What to work on:
Reproduce exactly the lines below, from the first one through the line containing "(lsend) at (1117,187);", and omit any pictures.
++++++++++
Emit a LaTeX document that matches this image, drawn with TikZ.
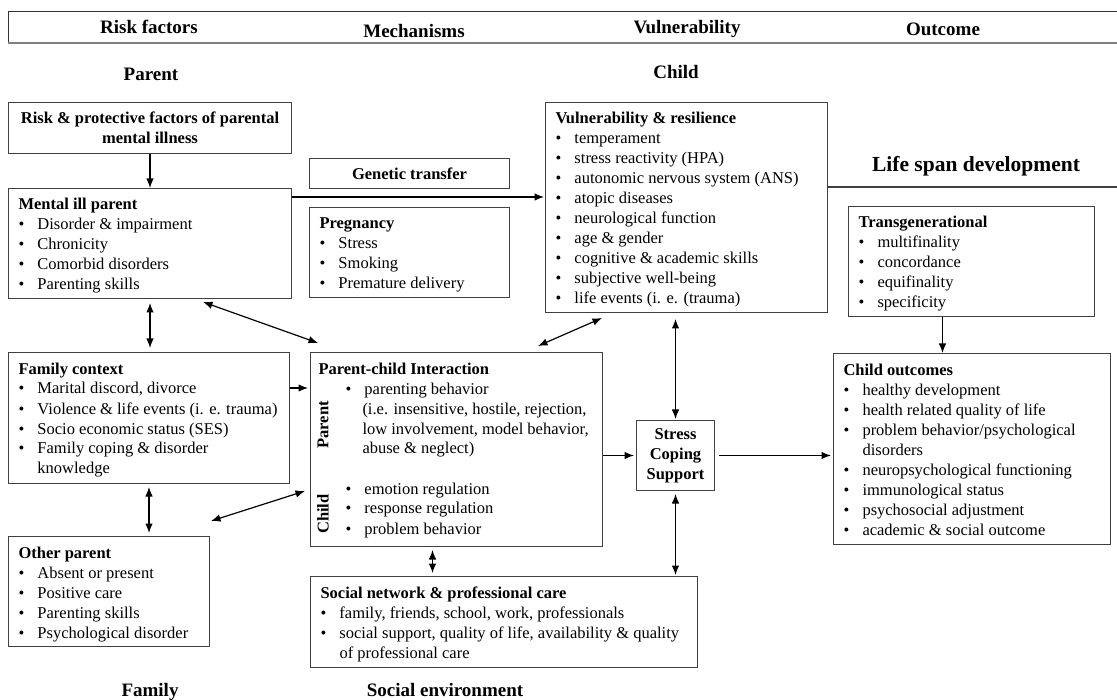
\documentclass[tikz,border=0pt]{standalone}
\usepackage{fontspec}
\setmainfont{Liberation Serif}
\usetikzlibrary{arrows.meta}

\newcommand{\inbox}[4][10]{\vbox to \dimexpr #3pt-15pt\relax{\hsize=\dimexpr #2pt-#1pt-#1pt\relax\parindent=0pt\rightskip=0pt plus 1fil\strut #4\par\vfill}}
\newcommand{\bul}{\par\hangindent=19pt\hangafter=1\noindent\makebox[19pt][l]{\textbullet}}

\tikzset{
  box/.style={draw=black!75, line width=1pt, anchor=north west, inner xsep=10pt, inner ysep=7.5pt, font=\fontsize{16.5}{20}\selectfont},
  cbox/.style={box, inner sep=0pt, align=center, font=\fontsize{16.5}{20}\selectfont\bfseries},
  head/.style={anchor=base, font=\fontsize{19}{22}\selectfont\bfseries},
  side/.style={rotate=90, font=\fontsize{16.5}{20}\selectfont\bfseries},
  link/.style={->, line width=1.2pt},
  both/.style={<->, line width=1.2pt},
}

\begin{document}
\begin{tikzpicture}[x=1pt,y=-1pt,>={Latex[length=9.5pt,width=7.5pt]}]
\useasboundingbox[fill=white] (0,0) rectangle (1117,700);

\draw[black!80, line width=1pt] (1117,12) -- (8,12) -- (8,43);
\draw[black!50, line width=1.3pt] (8,43) -- (1117,43);
\node[head] (hdRisk) at (149,34) {Risk factors};
\node[head] (hdMech) at (414,38) {Mechanisms};
\node[head] (hdVuln) at (687,34) {Vulnerability};
\node[head] (hdOut) at (943,36) {Outcome};
\node[head] (secParent) at (151,81) {Parent};
\node[head] (secChild) at (676,79) {Child};
\node[head] (secFamily) at (150,696) {Family};
\node[head] (secSocial) at (445,696) {Social environment};
\node[head, font=\fontsize{21.5}{24}\selectfont\bfseries] (lifespan) at (976,172) {Life span development};
\coordinate (lsend) at (1117,187);

\node[cbox, minimum width=283pt, minimum height=51pt] (risk) at (8,102) {Risk \& protective factors of parental\\ mental illness};
\node[box] (mental) at (8,188) {\inbox{283}{110}{\textbf{Mental ill parent}\bul Disorder \& impairment\bul Chronicity\bul Comorbid disorders\bul Parenting skills}};
\node[cbox, minimum width=200pt, minimum height=30pt] (genetic) at (309,158) {Genetic transfer};
\node[box] (pregnancy) at (309,207) {\inbox{200}{90}{\textbf{Pregnancy}\bul Stress\bul Smoking\bul Premature delivery}};
\node[box] (vuln) at (545,102) {\inbox{282}{210}{\textbf{Vulnerability \& resilience}\bul temperament\bul stress reactivity (HPA)\bul autonomic nervous system (ANS)\bul atopic diseases\bul neurological function\bul age \& gender\bul cognitive \& academic skills\bul subjective well-being\bul life events (i. e. (trauma)}};
\node[box] (trans) at (848,206) {\inbox{246}{110}{\textbf{Transgenerational}\bul multifinality\bul concordance\bul equifinality\bul specificity}};
\node[box] (family) at (8,352) {\inbox{281}{131}{\textbf{Family context}\bul Marital discord, divorce\bul \mbox{Violence \& life events (i. e. trauma)}\bul Socio economic status (SES)\bul Family coping \& disorder\newline knowledge}};
\node[box, inner xsep=8pt] (pci) at (310,352) {\inbox[8]{292}{194}{\textbf{Parent-child Interaction}\par\leftskip=27pt
  \bul\hangindent=17pt parenting behavior\newline (i.e. insensitive, hostile, rejection,\newline low involvement, model behavior,\newline abuse \& neglect)\par\vskip20pt
  \bul emotion regulation\bul response regulation\bul problem behavior}};
\node[side] (pciParent) at (323,425) {Parent};
\node[side] (pciChild) at (323,514) {Child};
\node[cbox, minimum width=78pt, minimum height=70pt] (stress) at (636,420) {Stress\\ Coping\\ Support};
\node[box] (outcomes) at (833,353) {\inbox{277}{191}{\textbf{Child outcomes}\bul healthy development\bul health related quality of life\bul problem behavior/psychological\newline disorders\bul neuropsychological functioning\bul immunological status\bul psychosocial adjustment\bul academic \& social outcome}};
\node[box] (other) at (8,536) {\inbox{201}{110}{\textbf{Other parent}\bul Absent or present\bul Positive care\bul Parenting skills\bul Psychological disorder}};
\node[box] (social) at (310,576) {\inbox{387}{91}{\textbf{Social network \& professional care}\bul family, friends, school, work, professionals\bul \mbox{social support, quality of life, availability \& quality}\newline of professional care}};

\draw[black!75, line width=1.2pt] (vuln.east |- lsend) -- (lsend);
\coordinate (gen) at ([shift={(0,9)}]mental.north east);
\coordinate (famout) at ([shift={(0,36)}]family.north east);

\draw[link] (risk.south) -- (risk.south |- mental.north);
\draw[both, shorten <=4pt, shorten >=4pt] (mental.south) -- (mental.south |- family.north);
\draw[both] ([shift={(53,3)}]mental.south) -- ([shift={(8,-9)}]pci.north west);
\draw[link, shorten >=1pt] (gen) -- (gen -| vuln.west);
\draw[both] ([shift={(57,5)}]vuln.south west) -- ([shift={(-65,-6)}]pci.north east);
\draw[both, shorten <=6pt, shorten >=1pt] (vuln.south -| stress.north) -- (stress.north);
\draw[link, shorten >=2pt] (famout) -- (famout -| pci.west);
\draw[both] ([shift={(1,-15)}]other.north east) -- ([shift={(-5,-56)}]pci.south west);
\draw[both, shorten <=3pt, shorten >=3pt] (family.south) -- (family.south |- other.north);
\draw[both, shorten <=3pt, shorten >=3pt] ([xshift=-24pt]pci.south) -- ([xshift=-24pt]pci.south |- social.north);
\draw[link, shorten >=2pt] (stress.west -| pci.east) -- (stress.west);
\draw[both, shorten <=3pt, shorten >=1pt] (stress.south) -- (stress.south |- social.north);
\draw[link, shorten <=4pt, shorten >=2pt] (stress.east) -- (stress.east -| outcomes.west);
\draw[link] ([xshift=-29pt]trans.south) -- ([xshift=-29pt]trans.south |- outcomes.north);
\end{tikzpicture}
\end{document}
++++++++++
Completed task:
Emit a LaTeX document that matches this image, drawn with TikZ.
\documentclass[tikz,border=0pt]{standalone}
\usepackage{fontspec}
\setmainfont{Liberation Serif}
\usetikzlibrary{arrows.meta}

\newcommand{\inbox}[4][10]{\vbox to \dimexpr #3pt-15pt\relax{\hsize=\dimexpr #2pt-#1pt-#1pt\relax\parindent=0pt\rightskip=0pt plus 1fil\strut #4\par\vfill}}
\newcommand{\bul}{\par\hangindent=19pt\hangafter=1\noindent\makebox[19pt][l]{\textbullet}}

\tikzset{
  box/.style={draw=black!75, line width=1pt, anchor=north west, inner xsep=10pt, inner ysep=7.5pt, font=\fontsize{16.5}{20}\selectfont},
  cbox/.style={box, inner sep=0pt, align=center, font=\fontsize{16.5}{20}\selectfont\bfseries},
  head/.style={anchor=base, font=\fontsize{19}{22}\selectfont\bfseries},
  side/.style={rotate=90, font=\fontsize{16.5}{20}\selectfont\bfseries},
  link/.style={->, line width=1.2pt},
  both/.style={<->, line width=1.2pt},
}

\begin{document}
\begin{tikzpicture}[x=1pt,y=-1pt,>={Latex[length=9.5pt,width=7.5pt]}]
\useasboundingbox[fill=white] (0,0) rectangle (1117,700);

\draw[black!80, line width=1pt] (1117,12) -- (8,12) -- (8,43);
\draw[black!50, line width=1.3pt] (8,43) -- (1117,43);
\node[head] (hdRisk) at (149,34) {Risk factors};
\node[head] (hdMech) at (414,38) {Mechanisms};
\node[head] (hdVuln) at (687,34) {Vulnerability};
\node[head] (hdOut) at (943,36) {Outcome};
\node[head] (secParent) at (151,81) {Parent};
\node[head] (secChild) at (676,79) {Child};
\node[head] (secFamily) at (150,696) {Family};
\node[head] (secSocial) at (445,696) {Social environment};
\node[head, font=\fontsize{21.5}{24}\selectfont\bfseries] (lifespan) at (976,172) {Life span development};
\coordinate (lsend) at (1117,187);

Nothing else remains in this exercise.